Of course, all of this makes little sense, if you are doing customization work for an existing product for the client's proprietary hardware. But even then, keep an eye out for the entire range of hardware your client has in his repertoire -- you never know when he might ask for it.
Does using a different compiler on even the same platform have benefits?
Yes, again. Different compilers implement different extensions. See to it that you are not dependent on a particular version of a particular compiler.
Further, there may be a bug or two in the compiler itself. Using multiple compilers helps sort these out.
I have further seen bits of a (cross-platform) product using two different compilers -- one was to used in those modules where floating point manipulation required a very high level of accuracy. (Been a while I've heard anyone else do that, but ...)
I've ported a large C++ program, originally Win32, to Linux. It wasn't very difficult. Mostly dealing with compiler incompatibilities, because the MS C++ compiler at the time was non-compliant in various ways. I expect that problem has mostly gone now (until C++0x features start gradually appearing). Also writing a simple platform abstraction library to centralize the platform-specific code in one place. It depends to what extent you are dependent on services from the OS that would be hard to mimic on a new platform.
You don't have to build portability in from the ground up. That's why "porting" is often described as an activity you can perform in one shot after an initial release on your most important platform. You don't have to do it continuously from the very start. Purely for economic reasons, if you can avoid doing work that may never pay off, obviously you should. The cost of porting later on, when really necessary, turns out to be not that bad.
Mostly, there is an existing platform where the application is written for (individual software). But you adress more developers (both platforms), if you decide to provide an independent language.
Also products (standard software) for SMEs can be sold better if they run on different platforms!

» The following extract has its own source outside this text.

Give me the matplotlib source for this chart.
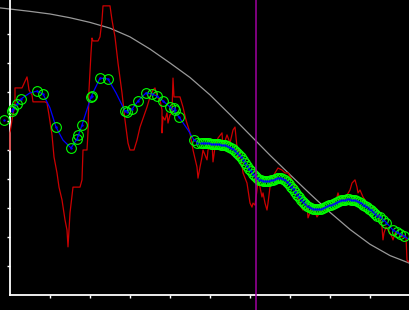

You can gain access to both markets, WIN&LINUX! (and MacOSx and so on...)
Big companies mostly buy hardware which is supported/certified by the product vendor only to deploy the specified product.
If you develop on multiple platforms at the same time you get the advantage of being able to use different tools. For example I once had a memory overwrite (I still swear I didn't need the +1 for the null byte!) that cause "free" to crash. I brought the code up to speed on Windows and found the overwrite in about 1 minute with Rational Purify... it had taken me a week under Linux of chasing it (valgrind might have found it... but I didn't know about it at the time).
Different compilers on the same or different platforms is, to me, a must as each compiler will report different things, and sometimes the report from one compiler about an error will be gibberish but the other compiler makes it very clear.
Using things like multiple databases while developing means you are much less likely to tie yourself to a particular database which means you can swap out the database if there is a reason to do so. If you want to integrate something that uses Oracle into a existing infrastructure that uses SQL Server for example it can really suck - much better if the Oracle or SQL Server pieces can be moved to the other system (I know of some places that have 3 different databases for their financial systems... ick).
In general, always developing for two or three things means that the odds of you finding mistakes is better, and the odds of the system being more flexible is better.
On the other hand all of that can take time and effort that, at the immediate time, is seen as an unneeded expense.
Some platforms have really dreadful development tools. I once worked in an IB where rather than use Sun's ghastly toolset, peole developed code in VC++ and then ported to Solaris.